Amazon DynamoDB single-table design using DynamoDBMapper and Spring Boot

By mullaned2002

June 4, 2021

2331

A common practice when creating a data model design, especially in the relational database management system (RDMS) world, is to start by creating an entity relationship diagram (ERD). Afterwards, you normalize your data by creating a table for each entity type in your ERD design.

The term normalization refers to the process of organizing the columns (attributes) and tables (relations) of a relational database to minimize data redundancy. The practice of creating ERDs works even with NoSQL database systems such as Amazon DynamoDB.

The patterns provided by modules such as Spring Data, which is used by Spring Boot based application for data access, still heavily depend on these patterns from the RDMS world. However, normalizing your data in this way doesn’t yield optimal results when you’re using a nonrelational database. Relational databases use joins to combine records from two or more tables, but those joins are expensive. However, DynamoDB does not support joins. Instead, data is pre-joined and denormalized into a single-table.
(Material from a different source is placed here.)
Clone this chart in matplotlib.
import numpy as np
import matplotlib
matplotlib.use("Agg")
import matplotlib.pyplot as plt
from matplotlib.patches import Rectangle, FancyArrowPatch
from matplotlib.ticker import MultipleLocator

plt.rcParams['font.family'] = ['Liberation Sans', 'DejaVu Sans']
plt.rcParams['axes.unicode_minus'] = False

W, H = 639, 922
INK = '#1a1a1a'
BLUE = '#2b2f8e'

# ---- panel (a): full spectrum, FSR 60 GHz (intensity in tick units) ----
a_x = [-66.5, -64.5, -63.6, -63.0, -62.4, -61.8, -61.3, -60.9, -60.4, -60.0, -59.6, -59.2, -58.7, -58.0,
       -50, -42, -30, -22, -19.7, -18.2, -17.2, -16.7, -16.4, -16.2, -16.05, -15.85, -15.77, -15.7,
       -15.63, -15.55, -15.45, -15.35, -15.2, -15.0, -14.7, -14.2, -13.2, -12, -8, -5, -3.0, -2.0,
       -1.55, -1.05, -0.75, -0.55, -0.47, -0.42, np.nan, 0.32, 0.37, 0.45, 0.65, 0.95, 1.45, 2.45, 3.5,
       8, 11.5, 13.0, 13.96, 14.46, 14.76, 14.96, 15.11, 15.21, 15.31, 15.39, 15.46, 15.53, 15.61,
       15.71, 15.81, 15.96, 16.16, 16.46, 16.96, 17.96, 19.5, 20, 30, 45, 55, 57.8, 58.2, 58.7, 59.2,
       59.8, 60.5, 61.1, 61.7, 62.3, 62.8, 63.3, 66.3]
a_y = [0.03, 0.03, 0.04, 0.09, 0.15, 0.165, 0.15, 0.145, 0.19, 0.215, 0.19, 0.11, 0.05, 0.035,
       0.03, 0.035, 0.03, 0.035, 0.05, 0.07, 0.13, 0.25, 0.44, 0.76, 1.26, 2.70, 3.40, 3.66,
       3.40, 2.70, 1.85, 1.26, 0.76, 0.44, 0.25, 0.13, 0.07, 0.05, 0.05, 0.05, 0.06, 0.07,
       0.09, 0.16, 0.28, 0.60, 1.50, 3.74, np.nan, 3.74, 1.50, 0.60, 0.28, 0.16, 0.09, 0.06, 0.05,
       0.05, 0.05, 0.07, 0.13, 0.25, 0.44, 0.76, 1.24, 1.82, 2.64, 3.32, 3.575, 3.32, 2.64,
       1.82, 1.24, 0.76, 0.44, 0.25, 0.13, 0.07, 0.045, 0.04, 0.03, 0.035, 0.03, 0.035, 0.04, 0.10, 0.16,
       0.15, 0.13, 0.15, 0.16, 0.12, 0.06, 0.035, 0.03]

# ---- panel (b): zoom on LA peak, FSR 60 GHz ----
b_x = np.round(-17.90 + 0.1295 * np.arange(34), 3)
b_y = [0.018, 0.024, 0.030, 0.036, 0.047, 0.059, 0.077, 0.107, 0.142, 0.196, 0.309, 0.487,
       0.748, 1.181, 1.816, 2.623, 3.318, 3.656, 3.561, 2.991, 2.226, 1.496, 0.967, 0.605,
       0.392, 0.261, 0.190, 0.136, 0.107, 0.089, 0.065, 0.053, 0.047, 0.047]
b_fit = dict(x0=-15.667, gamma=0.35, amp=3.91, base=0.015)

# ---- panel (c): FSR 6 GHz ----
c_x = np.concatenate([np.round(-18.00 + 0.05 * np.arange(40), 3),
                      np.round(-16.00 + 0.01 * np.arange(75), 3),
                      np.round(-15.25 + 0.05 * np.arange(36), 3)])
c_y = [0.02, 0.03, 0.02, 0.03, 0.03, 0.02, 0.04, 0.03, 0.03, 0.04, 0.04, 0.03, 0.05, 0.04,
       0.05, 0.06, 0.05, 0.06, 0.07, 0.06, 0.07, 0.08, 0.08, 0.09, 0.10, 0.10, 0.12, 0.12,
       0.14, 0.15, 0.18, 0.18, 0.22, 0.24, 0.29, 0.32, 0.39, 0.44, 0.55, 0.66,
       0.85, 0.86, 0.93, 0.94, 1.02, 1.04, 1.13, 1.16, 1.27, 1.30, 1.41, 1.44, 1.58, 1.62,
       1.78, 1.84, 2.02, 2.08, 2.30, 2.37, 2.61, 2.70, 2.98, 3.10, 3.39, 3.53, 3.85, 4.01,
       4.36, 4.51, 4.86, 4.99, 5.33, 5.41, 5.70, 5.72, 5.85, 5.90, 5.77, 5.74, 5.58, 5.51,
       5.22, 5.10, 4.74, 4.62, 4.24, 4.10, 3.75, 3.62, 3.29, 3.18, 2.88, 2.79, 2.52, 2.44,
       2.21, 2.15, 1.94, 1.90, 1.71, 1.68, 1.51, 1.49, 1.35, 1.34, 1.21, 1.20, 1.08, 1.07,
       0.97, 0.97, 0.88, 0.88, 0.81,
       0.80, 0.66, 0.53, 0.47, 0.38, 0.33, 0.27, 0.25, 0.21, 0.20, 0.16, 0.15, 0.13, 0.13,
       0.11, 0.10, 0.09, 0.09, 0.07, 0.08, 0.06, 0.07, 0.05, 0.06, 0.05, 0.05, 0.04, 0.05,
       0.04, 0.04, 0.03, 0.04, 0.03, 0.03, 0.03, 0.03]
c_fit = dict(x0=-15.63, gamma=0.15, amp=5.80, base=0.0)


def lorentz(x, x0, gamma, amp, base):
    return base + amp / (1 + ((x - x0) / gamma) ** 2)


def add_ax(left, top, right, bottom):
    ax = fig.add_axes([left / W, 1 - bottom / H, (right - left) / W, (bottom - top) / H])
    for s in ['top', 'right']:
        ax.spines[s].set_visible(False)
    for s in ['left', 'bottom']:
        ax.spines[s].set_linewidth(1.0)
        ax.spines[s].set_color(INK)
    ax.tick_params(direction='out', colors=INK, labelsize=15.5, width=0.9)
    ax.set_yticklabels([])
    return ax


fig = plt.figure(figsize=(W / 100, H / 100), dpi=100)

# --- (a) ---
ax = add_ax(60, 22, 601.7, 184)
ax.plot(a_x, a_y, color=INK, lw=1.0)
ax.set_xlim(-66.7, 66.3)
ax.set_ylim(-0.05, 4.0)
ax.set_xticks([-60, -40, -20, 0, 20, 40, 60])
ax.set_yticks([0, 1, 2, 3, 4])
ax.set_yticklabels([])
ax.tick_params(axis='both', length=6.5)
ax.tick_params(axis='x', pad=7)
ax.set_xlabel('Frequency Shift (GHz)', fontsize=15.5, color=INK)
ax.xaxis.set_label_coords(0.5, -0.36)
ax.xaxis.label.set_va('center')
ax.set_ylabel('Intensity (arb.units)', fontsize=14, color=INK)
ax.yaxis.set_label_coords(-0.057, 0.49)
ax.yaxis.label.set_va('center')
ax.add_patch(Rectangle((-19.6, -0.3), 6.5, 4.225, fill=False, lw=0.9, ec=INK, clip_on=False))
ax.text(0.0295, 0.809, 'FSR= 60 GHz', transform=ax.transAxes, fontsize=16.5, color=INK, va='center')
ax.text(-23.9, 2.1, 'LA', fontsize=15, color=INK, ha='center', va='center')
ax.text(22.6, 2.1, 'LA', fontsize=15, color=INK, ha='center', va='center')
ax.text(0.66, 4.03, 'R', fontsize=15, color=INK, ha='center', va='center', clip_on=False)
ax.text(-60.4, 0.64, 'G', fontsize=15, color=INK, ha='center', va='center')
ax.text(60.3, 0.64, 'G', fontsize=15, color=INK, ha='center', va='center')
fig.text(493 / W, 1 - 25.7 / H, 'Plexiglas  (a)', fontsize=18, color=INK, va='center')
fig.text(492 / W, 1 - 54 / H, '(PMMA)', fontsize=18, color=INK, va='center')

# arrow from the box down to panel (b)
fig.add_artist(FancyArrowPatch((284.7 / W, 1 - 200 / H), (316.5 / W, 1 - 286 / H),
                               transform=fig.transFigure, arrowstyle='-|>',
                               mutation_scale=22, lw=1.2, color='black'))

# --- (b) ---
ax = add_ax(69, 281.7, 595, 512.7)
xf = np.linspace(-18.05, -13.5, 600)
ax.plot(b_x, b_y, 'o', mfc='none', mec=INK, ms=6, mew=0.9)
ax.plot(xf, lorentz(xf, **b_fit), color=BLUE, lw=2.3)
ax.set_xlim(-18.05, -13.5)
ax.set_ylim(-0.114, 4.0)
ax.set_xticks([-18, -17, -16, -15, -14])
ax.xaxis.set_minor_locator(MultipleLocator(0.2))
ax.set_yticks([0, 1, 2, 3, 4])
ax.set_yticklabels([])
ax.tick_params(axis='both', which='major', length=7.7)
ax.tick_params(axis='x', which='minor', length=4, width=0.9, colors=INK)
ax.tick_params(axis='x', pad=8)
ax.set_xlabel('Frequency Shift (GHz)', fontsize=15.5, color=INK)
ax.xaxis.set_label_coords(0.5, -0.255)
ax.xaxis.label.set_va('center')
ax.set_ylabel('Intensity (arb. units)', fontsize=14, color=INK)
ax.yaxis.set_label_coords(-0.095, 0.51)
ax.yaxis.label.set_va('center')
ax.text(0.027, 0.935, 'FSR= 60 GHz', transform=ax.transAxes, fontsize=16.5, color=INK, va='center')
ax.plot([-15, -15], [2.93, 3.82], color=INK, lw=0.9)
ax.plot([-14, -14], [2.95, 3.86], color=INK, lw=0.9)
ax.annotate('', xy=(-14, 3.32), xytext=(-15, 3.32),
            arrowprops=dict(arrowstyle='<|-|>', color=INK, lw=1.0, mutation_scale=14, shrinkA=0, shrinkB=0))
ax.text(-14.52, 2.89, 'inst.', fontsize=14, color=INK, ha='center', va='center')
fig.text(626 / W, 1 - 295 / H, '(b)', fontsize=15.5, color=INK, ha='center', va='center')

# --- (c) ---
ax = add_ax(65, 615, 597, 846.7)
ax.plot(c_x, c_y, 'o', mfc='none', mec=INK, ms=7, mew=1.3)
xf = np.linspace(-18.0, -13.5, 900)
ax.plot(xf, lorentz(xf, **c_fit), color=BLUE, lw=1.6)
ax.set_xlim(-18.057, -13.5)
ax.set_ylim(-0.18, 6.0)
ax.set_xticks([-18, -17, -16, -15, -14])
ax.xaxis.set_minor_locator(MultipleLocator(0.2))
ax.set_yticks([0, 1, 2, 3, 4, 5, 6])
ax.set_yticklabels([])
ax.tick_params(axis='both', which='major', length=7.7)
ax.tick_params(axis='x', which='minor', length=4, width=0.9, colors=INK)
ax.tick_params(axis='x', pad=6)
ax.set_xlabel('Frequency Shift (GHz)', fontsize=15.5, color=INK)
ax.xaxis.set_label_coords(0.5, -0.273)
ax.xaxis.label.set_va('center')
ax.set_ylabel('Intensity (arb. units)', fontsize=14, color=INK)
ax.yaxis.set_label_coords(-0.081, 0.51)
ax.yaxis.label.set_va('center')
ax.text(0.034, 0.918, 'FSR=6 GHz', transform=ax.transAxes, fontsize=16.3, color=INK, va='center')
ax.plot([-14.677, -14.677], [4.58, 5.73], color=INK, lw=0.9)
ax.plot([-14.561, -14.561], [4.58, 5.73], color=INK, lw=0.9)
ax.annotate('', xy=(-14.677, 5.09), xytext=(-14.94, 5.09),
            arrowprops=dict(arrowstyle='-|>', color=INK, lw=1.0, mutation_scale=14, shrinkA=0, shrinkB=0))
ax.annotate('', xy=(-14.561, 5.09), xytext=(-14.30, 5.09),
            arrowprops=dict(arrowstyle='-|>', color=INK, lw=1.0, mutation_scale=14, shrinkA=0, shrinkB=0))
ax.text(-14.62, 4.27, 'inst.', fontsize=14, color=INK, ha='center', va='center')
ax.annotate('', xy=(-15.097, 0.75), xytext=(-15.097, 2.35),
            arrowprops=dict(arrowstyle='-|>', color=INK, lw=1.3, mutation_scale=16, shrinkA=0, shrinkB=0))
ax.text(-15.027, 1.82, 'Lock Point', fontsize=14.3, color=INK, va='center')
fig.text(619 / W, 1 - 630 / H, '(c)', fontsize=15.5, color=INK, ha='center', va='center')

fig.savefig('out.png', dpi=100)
This blog post shows how to implement an ERD design by using a single-table design approach instead of using multiple tables. We use the higher-level programming interface for DynamoDB called DynamoDBMapper to demonstrate an example implementation based on Spring Boot.

Solution overview

In this post, we use the Ski Resort Data Model that is provided as an example in NoSQL Workbench for DynamoDB. This example model provides several entities and defines the following access patterns:

Retrieval of all dynamic and static data for a given ski lift or overall resort, facilitated by the table SkiLifts
Retrieval of all dynamic data (including unique lift riders, snow coverage, avalanche danger, and lift status) for a ski lift or the overall resort on a specific date, facilitated by the table SkiLifts
Retrieval of all static data (including if the lift is for experienced riders only, vertical feet the lift rises, and lift ride time) for a certain ski lift facilitated by the table SkiLifts
Retrieval of the date of data recorded for a certain ski lift or the overall resort sorted by total unique riders, facilitated by the SkiLifts table’s global secondary index SkiLiftsByRiders

With dynamic and static data in a single table, we can construct queries that return all needed data in a single interaction with the database. This is important for speeding up the performance of the application for these specific access patterns. However, there is a potential downside, the design of your data model is tailored towards supporting these specific access patterns. Which could conflict with other access patterns, making those less efficient. Because of this trade-off it’s important to prioritize your access patterns and optimize for performance as well as cost based on priority.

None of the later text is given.